A white cis male recently informed me, with a straight face, that he was very good about examining his privilege “when asked to do so.”
I thought “oh, cupcake. This is not how it works.”
But instead, I said nothing. Because, I mean. Really. How do you respond to that?
Over the summer, I wrote “Let’s Talk Privilege,” about this thing, privilege, and how it affects us all. Every single one of us! And, you know, there are a few things to unpack about the idea that 1. someone could accurately self-assess whether or not ou is examining privilege successfully and 2. that privilege should only be examined when it is asked.
Let’s tackle that first one. There’s an idea which some people have that if they name themselves “good allies” they are allowed to assess their own behaviour, and that they can even do so accurately because, you know, they are good allies. This is a fallacy. It’s a fallacy in part because even the very best allies mess up. Sometimes royally. Allies are like banks, then: You cannot rely upon them to regulate themselves. In part, it’s in their nature, in part, it’s because it’s really hard to self-regulate because you have no distance and perspective.
I mess up on a pretty regular basis. And I don’t rely on myself to know when I mess up. It’s awesome when I can figure out on my own that I messed up, but I don’t assume that I am doing something right just because I think that I am doing it right. I trust the people around me to tell me when I am behaving rightly, because they have the perspective to step outside the situation, and I do not. I cannot. I am inside the situation. I also don’t necessarily assume that because no one has said anything, I haven’t done anything wrong.
So, you know. Failure number one is that assumption that you can accurately and honestly assess yourself. One of the problems with this attitude is that it implies that introspection is sufficient. If you measure up by your own lights, then, clearly, you measure up, which means that input from anyone else is not necessary and may in fact be suspect.
Then there’s this assumption that people should only check privilege when asked.
No. People. No.
Privilege is something which needs to be checked constantly. This does not mean that you need to lie in bed staring woefully at the ceiling and thinking about your privilege. Or that you need to write long, meta blog posts with much handwringing. In fact, please do not do either of these things.
But as you move through the world and take actions and say things, think about the ways in which your privilege has an effect on your life. I, for example, can afford to be insouciant to police officers because I am white and I have reached an age where I am no longer assumed to be Up To No Good just by nature of existing. I think about this when I interact with police officers. I also have the privilege of knowing that I will be generally respected and listened to in a mixed group because, again, I am white. My words carry more weight. Thus, it behooves me to use my words with care.
I need to use my words with care, not when someone asks me to, but because I need to be aware of my privilege, and I need to weigh that when I am taking actions. If someone has to ask me, I am already messing up.
The whole thing about a privilege check from someone else is that it should not need to happen. If someone asks you to examine your privilege, it means that you are doing something wrong. It doesn’t mean that you are a bad person! But it does mean that you undertook a wrong action, and you need to think about the circumstances which led to that action. Arrogantly asserting that you always examine your privilege well when asked to do so shows me that you are actually not doing that. I would be tempted to ask you to check your privilege, because that’s the sort of sense of humour that I have.

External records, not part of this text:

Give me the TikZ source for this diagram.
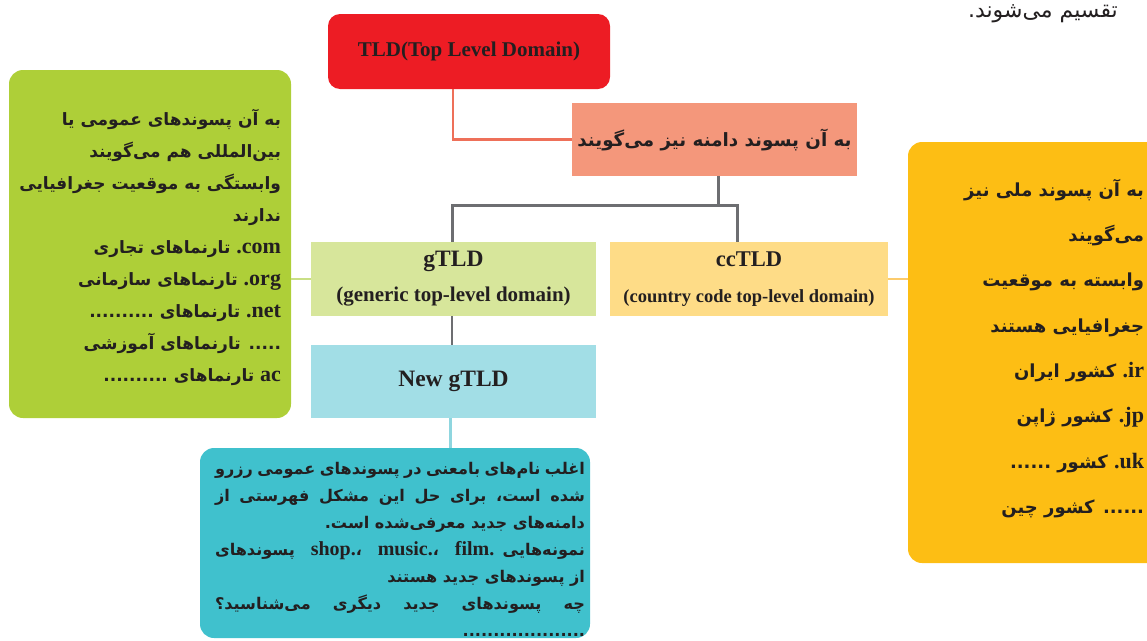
\documentclass[tikz,border=0pt]{standalone}
\usepackage{fontspec}
\setmainfont{Liberation Serif}
\newfontfamily\arfont[Script=Arabic]{DejaVu Sans}
\TeXXeTstate=1
\usetikzlibrary{calc}

\definecolor{tldred}{HTML}{ED1C24}
\definecolor{salmonfill}{HTML}{F4977B}
\definecolor{salmonline}{HTML}{EE7059}
\definecolor{grayline}{HTML}{6D6E71}
\definecolor{gfill}{HTML}{D7E69B}
\definecolor{ccfill}{HTML}{FEDC87}
\definecolor{ngfill}{HTML}{A2DEE6}
\definecolor{leftgreen}{HTML}{AECF38}
\definecolor{rightorange}{HTML}{FDBE14}
\definecolor{tealfill}{HTML}{40C1CD}
\definecolor{greenline}{HTML}{C9DF85}
\definecolor{yellowline}{HTML}{FCCB6C}
\definecolor{cyanline}{HTML}{8FD6DF}
\definecolor{ink}{HTML}{231F20}

\newcommand{\RL}[1]{\beginR #1\endR}
\newcommand{\latw}[1]{{\rmfamily\bfseries\fontsize{22}{22}\selectfont\beginL #1\endL}}
\newcommand{\lats}[1]{{\rmfamily\bfseries\fontsize{20}{20}\selectfont\beginL #1\endL}}

\tikzset{
  boxnode/.style={inner sep=0pt, outer sep=0pt, text=ink},
  artext/.style={inner sep=0pt, outer sep=0pt, text=ink, font=\arfont\bfseries},
  sline/.style={draw=salmonline, line width=2.6pt},
  gline/.style={draw=grayline, line width=3pt},
  grline/.style={draw=greenline, line width=2.6pt},
  yline/.style={draw=yellowline, line width=2.6pt},
  cline/.style={draw=cyanline, line width=3pt},
}

\begin{document}
\begin{tikzpicture}[x=1pt,y=-1pt]
\useasboundingbox (0,0) rectangle (1147,640);

% boxes
\node[boxnode, fill=tldred, rounded corners=12pt, minimum width=282pt, minimum height=75pt,
      font=\rmfamily\bfseries\fontsize{21}{24}\selectfont] (tld) at (469,51.5) {TLD(Top Level Domain)};
\node[boxnode, fill=salmonfill, minimum width=285pt, minimum height=73pt,
      font=\arfont\bfseries\fontsize{18.3}{24}\selectfont] (sal) at (714.5,139.5) {\RL{به آن پسوند دامنه نیز می‌گویند}};
\node[boxnode, fill=gfill, minimum width=285pt, minimum height=74pt, align=center,
      font=\rmfamily\bfseries\fontsize{23.5}{35}\selectfont] (gtld) at (453.5,279)
      {\raisebox{-3pt}{gTLD}\\{\fontsize{21}{35}\selectfont\raisebox{-3pt}{(generic top-level domain)}}};
\node[boxnode, fill=ccfill, minimum width=278pt, minimum height=74pt, align=center,
      font=\rmfamily\bfseries\fontsize{22.5}{35}\selectfont] (cctld) at (749,279)
      {\raisebox{-1pt}{ccTLD}\\{\fontsize{18.5}{35}\selectfont\raisebox{-2pt}{(country code top-level domain)}}};
\node[boxnode, fill=ngfill, minimum width=285pt, minimum height=73pt,
      font=\rmfamily\bfseries\fontsize{23.5}{24}\selectfont] (ngtld) at (453.5,381.5) {New gTLD};
\node[boxnode, fill=leftgreen, rounded corners=14pt, minimum width=282pt, minimum height=348pt] (lbox) at (150,244) {};
\node[boxnode, fill=rightorange, rounded corners=14pt, minimum width=254pt, minimum height=421pt] (rbox) at (1035,352.5) {};
\node[boxnode, fill=tealfill, rounded corners=14pt, minimum width=390pt, minimum height=190pt] (tbox) at (395,543) {};

% connectors
\draw[sline] (tld.south west) ++(125,0) |- (sal.west);
\coordinate (jl) at (452,205);
\coordinate (jm) at (718,205);
\coordinate (jr) at (737,205);
\coordinate (jc) at (450,430);
\draw[gline] (sal.south -| jm) -- (jm);
\draw[gline] (gtld.north -| jl) -- (jl) -- (jr) -- (cctld.north -| jr);
\draw[gline, line width=2.2pt] (gtld.south -| jl) -- (ngtld.north -| jl);
\draw[cline] (ngtld.south -| jc) -- (tbox.north -| jc);
\draw[grline] (lbox.east |- gtld.west) -- (gtld.west);
\draw[yline] (cctld.east) -- (rbox.west |- cctld.east);

% texts
\node[artext, anchor=north east, align=right, font=\arfont\bfseries\fontsize{17}{32}\selectfont] (ltext) at (281,109) {%
\RL{به آن پسوندهای عمومی یا}\\
\RL{بین‌المللی هم می‌گویند}\\
\RL{وابستگی به موقعیت جغرافیایی}\\
\RL{ندارند}\\
\RL{\latw{.com} تارنماهای تجاری}\\
\RL{\latw{.org} تارنماهای سازمانی}\\
\RL{\latw{.net} تارنماهای ..........}\\
\RL{..... تارنماهای آموزشی}\\
\RL{\latw{ac} تارنماهای ..........}};

\node[artext, anchor=north east, align=right, font=\arfont\bfseries\fontsize{18}{45.3}\selectfont] (rtext) at (1144,179) {%
\RL{به آن پسوند ملی نیز}\\
\RL{می‌گویند}\\
\RL{وابسته به موقعیت}\\
\RL{جغرافیایی هستند}\\
\RL{\latw{.ir} کشور ایران}\\
\RL{\latw{.jp} کشور ژاپن}\\
\RL{\latw{.uk} کشور ......}\\
\RL{...... کشور چین}};

\node[artext, anchor=north, align=center, font=\arfont\bfseries\fontsize{16.1}{27}\selectfont] (ttext) at (400,462) {%
\hbox to 370pt{\RL{اغلب نام‌های بامعنی در پسوندهای عمومی رزرو}}\\
\hbox to 370pt{\RL{شده است، برای حل این مشکل فهرستی از}}\\
\hbox to 370pt{\hfill\RL{دامنه‌های جدید معرفی‌شده است.}}\\
\hbox to 370pt{\RL{نمونه‌هایی \lats{film.} ،\lats{music.} ،\lats{shop.} پسوندهای}}\\
\hbox to 370pt{\hfill\RL{از پسوندهای جدید هستند}}\\
\hbox to 370pt{\RL{چه پسوندهای جدید دیگری می‌شناسید؟}}\\
\hbox to 370pt{\hfill ....................}};

\node[inner sep=0pt, text=ink, anchor=base east, font=\arfont\fontsize{22}{22}\selectfont] (topnote) at (1118,17) {\RL{تقسیم می‌شوند.}};
\end{tikzpicture}
\end{document}
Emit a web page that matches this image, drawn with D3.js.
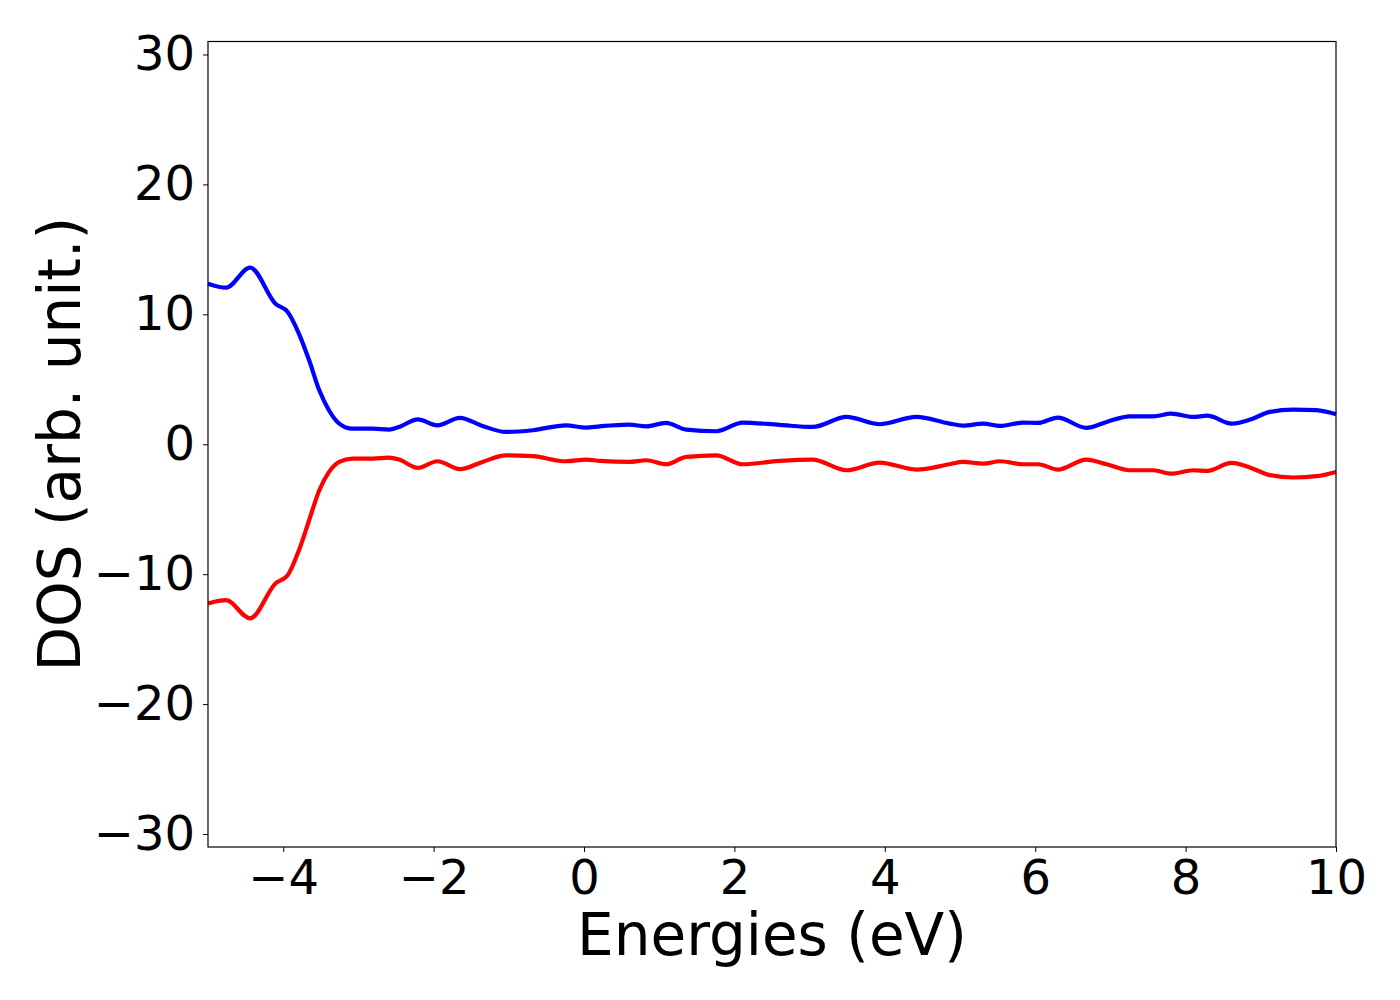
<!DOCTYPE html>
<html>
<head>
<meta charset="utf-8" />
<title>DOS</title>
<script src="https://d3js.org/d3.v7.min.js"></script>
<style>
  body { margin: 0; background: #fff; }
  text { font-family: "DejaVu Sans", sans-serif; }
</style>
</head>
<body>
<svg width="1400" height="1000"></svg>
<script>
// energies (eV) shared by both spin channels
const energies = [-5.0, -4.76, -4.44, -4.10, -3.94, -3.79, -3.655, -3.52, -3.39, -3.255, -3.08, -2.81, -2.59, -2.46,
  -2.21, -1.95, -1.65, -1.35, -1.04, -0.68, -0.24, 0.03, 0.21, 0.60, 0.83, 1.09, 1.36, 1.76, 2.11, 2.60,
  3.04, 3.49, 3.93, 4.42, 4.86, 5.04, 5.31, 5.53, 5.84, 6.04, 6.30, 6.68, 6.95, 7.26, 7.57, 7.81, 8.10,
  8.29, 8.61, 8.86, 9.12, 9.43, 9.74, 10.0];

const spinUp = [12.36, 12.05, 13.6, 10.8, 10.18, 8.5, 6.46, 4.15, 2.6, 1.59, 1.2, 1.2, 1.13, 1.33,
  1.92, 1.46, 2.03, 1.41, 0.95, 1.08, 1.46, 1.28, 1.38, 1.51, 1.38, 1.64, 1.13, 1.0, 1.67, 1.49,
  1.33, 2.1, 1.54, 2.1, 1.59, 1.44, 1.59, 1.41, 1.67, 1.64, 2.05, 1.26, 1.72, 2.15, 2.15, 2.36, 2.1,
  2.2, 1.59, 1.9, 2.49, 2.67, 2.62, 2.31];

const spinDown = [-12.26, -12.0, -13.4, -10.7, -10.08, -8.15, -5.85, -3.54, -2.13, -1.36, -1.1, -1.1, -1.03, -1.18,
  -1.82, -1.31, -1.92, -1.36, -0.85, -0.92, -1.31, -1.18, -1.28, -1.36, -1.23, -1.54, -0.97, -0.85, -1.54, -1.28,
  -1.18, -2.0, -1.41, -1.95, -1.54, -1.36, -1.49, -1.31, -1.54, -1.54, -1.95, -1.18, -1.54, -2.0, -2.0, -2.26, -2.0,
  -2.05, -1.44, -1.8, -2.38, -2.56, -2.46, -2.13];

const xTicks = [-4, -2, 0, 2, 4, 6, 8, 10];
const yTicks = [-30, -20, -10, 0, 10, 20, 30];

const svg = d3.select("svg");
const margin = { left: 208, right: 64, top: 41.5, bottom: 153 };
const width = 1400 - margin.left - margin.right;
const height = 1000 - margin.top - margin.bottom;

const g = svg.append("g").attr("transform", `translate(${margin.left},${margin.top})`);

const x = d3.scaleLinear().domain([-5, 10]).range([0, width]);
const y = d3.scaleLinear().domain([-31, 31]).range([height, 0]);

const fmt = (d) => (d < 0 ? "\u2212" + Math.abs(d) : String(d));

// lines
const line = (vals) => d3.line()
  .x((d, i) => x(energies[i]))
  .y((d) => y(d))
  .curve(d3.curveMonotoneX)(vals);

g.append("path").attr("d", line(spinUp))
  .attr("fill", "none").attr("stroke", "#0000ff").attr("stroke-width", 4.2);
g.append("path").attr("d", line(spinDown))
  .attr("fill", "none").attr("stroke", "#ff0000").attr("stroke-width", 4.2);

// axes
const xAxis = g.append("g").attr("transform", `translate(0,${height})`)
  .call(d3.axisBottom(x).tickValues(xTicks).tickFormat(fmt).tickSize(5).tickPadding(8));
const yAxis = g.append("g")
  .call(d3.axisLeft(y).tickValues(yTicks).tickFormat(fmt).tickSize(5).tickPadding(8));

[xAxis, yAxis].forEach((a) => {
  a.select(".domain").remove();
  a.selectAll(".tick line").attr("stroke", "#000").attr("stroke-width", 1);
  a.selectAll(".tick text").attr("fill", "#000").style("font-size", "48px")
    .style("font-family", "'DejaVu Sans', sans-serif");
});

// frame
g.append("rect").attr("width", width).attr("height", height)
  .attr("fill", "none").attr("stroke", "#000").attr("stroke-width", 1.2);

// labels
svg.append("text")
  .attr("x", margin.left + width / 2).attr("y", 955)
  .attr("text-anchor", "middle").style("font-size", "58px")
  .text("Energies (eV)");

svg.append("text")
  .attr("transform", `translate(80,${margin.top + height / 2}) rotate(-90)`)
  .attr("text-anchor", "middle").style("font-size", "58px")
  .text("DOS (arb. unit.)");
</script>
</body>
</html>
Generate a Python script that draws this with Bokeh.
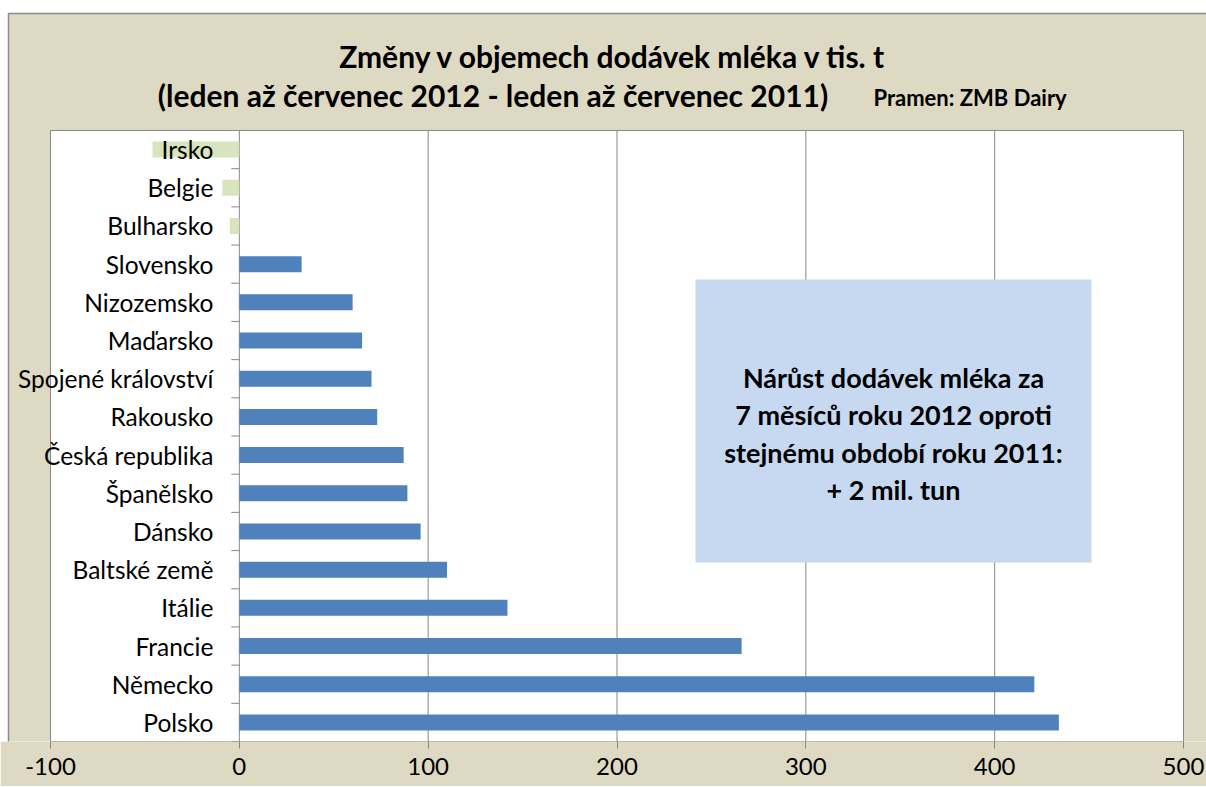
from bokeh.plotting import figure
from bokeh.models import Range1d, FixedTicker, Label, LabelSet, BoxAnnotation, ColumnDataSource
from bokeh.core.properties import value
from bokeh.embed import file_html
from bokeh.resources import INLINE
import math

# ---- data ----
countries = ["Irsko", "Belgie", "Bulharsko", "Slovensko", "Nizozemsko", "Maďarsko",
             "Spojené království", "Rakousko", "Česká republika", "Španělsko", "Dánsko",
             "Baltské země", "Itálie", "Francie", "Německo", "Polsko"]
changes = [-46, -9, -5, 33, 60, 65, 70, 73, 87, 89, 96, 110, 142, 266, 421, 434]
x_ticks = [-100, 0, 100, 200, 300, 400, 500]

title_line1 = "Změny v objemech dodávek mléka v tis. t"
title_line2 = "(leden až červenec 2012 - leden až červenec  2011)"
source_note = "Pramen: ZMB Dairy"
box_text = "Nárůst dodávek mléka za\n7 měsíců roku 2012 oproti\nstejnému období roku 2011:\n+ 2 mil. tun"

FONT = "Lato"
BG = "#DDD9C3"
GRID = "#878787"

# ---- layout (pixels) ----
W, H = 1206, 786
BOTTOM = 45                      # border below frame for the x axis
FRAME_H = H - BOTTOM             # frame covers the whole canvas above the axis
PLOT_L, PLOT_R, PLOT_T = 50, 1183, 130   # white plot area inside the frame

n = len(countries)
xmin, xmax = x_ticks[0], x_ticks[-1]
sx = (PLOT_R - PLOT_L) / (xmax - xmin)
x0 = xmin - PLOT_L / sx
x1 = x0 + W / sx
band = (FRAME_H - PLOT_T) / n
y0 = -0.5
y1 = y0 + FRAME_H / band

def dx(px):
    return x0 + px / sx

def dy(py):
    return y0 + (FRAME_H - py) / band

ypos = [n - 1 - i for i in range(n)]
colors = ["#4F81BD" if v >= 0 else "#D7E4BD" for v in changes]
src = ColumnDataSource(dict(y=ypos, v=changes, c=colors, name=countries))

p = figure(width=W, height=H, output_backend="svg", toolbar_location=None,
           x_range=Range1d(x0, x1), y_range=Range1d(y0, y1),
           y_axis_location=None,
           min_border_left=0, min_border_right=0, min_border_top=0, min_border_bottom=BOTTOM)
p.background_fill_color = "white"
p.border_fill_color = BG
p.outline_line_color = None
p.xgrid.visible = False
p.ygrid.visible = False

# outer chart area (beige with grey border at top/left)
p.quad(left=dx(8), right=x1 + 10, bottom=y0 - 1, top=dy(13), fill_color=BG,
       line_color="#8C8C8C", line_width=1.5, level="image")
# white plot area
p.quad(left=xmin, right=xmax, bottom=-0.5, top=n - 0.5, fill_color="white",
       line_color=GRID, line_width=1, level="image")
# vertical grid lines inside the plot area
inner = x_ticks[1:-1]
p.segment(x0=inner, y0=[-0.5] * len(inner), x1=inner, y1=[n - 0.5] * len(inner),
          line_color=GRID, line_width=1, level="underlay")

ax = p.xaxis[0]
ax.ticker = FixedTicker(ticks=x_ticks)
ax.major_label_overrides = {t: str(t) for t in x_ticks}
ax.axis_line_color = None
ax.major_tick_line_color = GRID
ax.major_tick_in = 0
ax.major_tick_out = 7
ax.minor_tick_line_color = None
ax.major_label_text_font = FONT
ax.major_label_text_font_size = "24px"
ax.major_label_text_color = "black"
ax.major_label_standoff = 9

p.hbar(y="y", left=0, right="v", height=0.42, fill_color="c", line_color=None, source=src)

# category tick marks at band boundaries on the zero line
bounds = [i - 0.5 for i in range(n + 1)]
p.ray(x=[0] * len(bounds), y=bounds, length=8, length_units="screen", angle=math.pi,
      line_color=GRID, line_width=1)

p.add_layout(LabelSet(x=0, y="y", text="name", source=src, x_offset=-26, text_align="right",
                      text_baseline="middle", text_font=value(FONT), text_font_size="24.5px",
                      text_color="black"))

box = BoxAnnotation(left=dx(695), right=dx(1091), bottom=dy(562), top=dy(279),
                    fill_color="#C6D9F1", fill_alpha=1.0, line_color=None)
p.add_layout(box)
p.add_layout(Label(x=dx(893), y=dy(433), text=box_text, text_align="center",
                   text_baseline="middle", text_font=FONT, text_font_style="bold",
                   text_font_size="27px", text_line_height=1.13, text_color="black"))

# titles
p.add_layout(Label(x=dx(613), y=dy(55), text=title_line1,
                   text_align="center", text_baseline="middle", text_font=FONT,
                   text_font_style="bold", text_font_size="30px", text_color="black"))
p.add_layout(Label(x=dx(835), y=dy(94), text=title_line2,
                   text_align="right", text_baseline="middle", text_font=FONT,
                   text_font_style="bold", text_font_size="30px", text_color="black"))
p.add_layout(Label(x=dx(873), y=dy(97), text=source_note,
                   text_align="left", text_baseline="middle", text_font=FONT,
                   text_font_style="bold", text_font_size="22px", text_color="black"))

open("out.html", "w").write(file_html(p, INLINE))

This attitude puts the burden on the oppressed to inform the oppressor when the oppressor is doing something wrong. It’s another function of privilege, the assumption that one must be going along and doing things right at all times and thus that one only needs to examine privilege when it is pointed out.
The thing about privilege and interactions with people living in marginalized bodies is that we don’t really want to bother pointing out, all the time, when your privilege is showing. We will do it when it’s really obvious, or when we need to for a conversation to continue, but, honestly, it would be a lot more work than it already is to have to keep telling you every time you need to examine your privilege.
We need you to do some of the work for yourself, here. This is not because you are a bad person. It’s because we have a lot of things to do, and we are tired of being told that we must carry the responsibility. We must be nice. We must have the right tone. We must protect ourselves. It’s all about what we need to do for you, and not about you taking initiative for yourself.
No. This is not how it works, cupcake.
You need to share the burden. If you want to be called a good ally (because it is up to the people you are trying to be an ally to, to decide when you are a good ally), you need to not make us do all the work.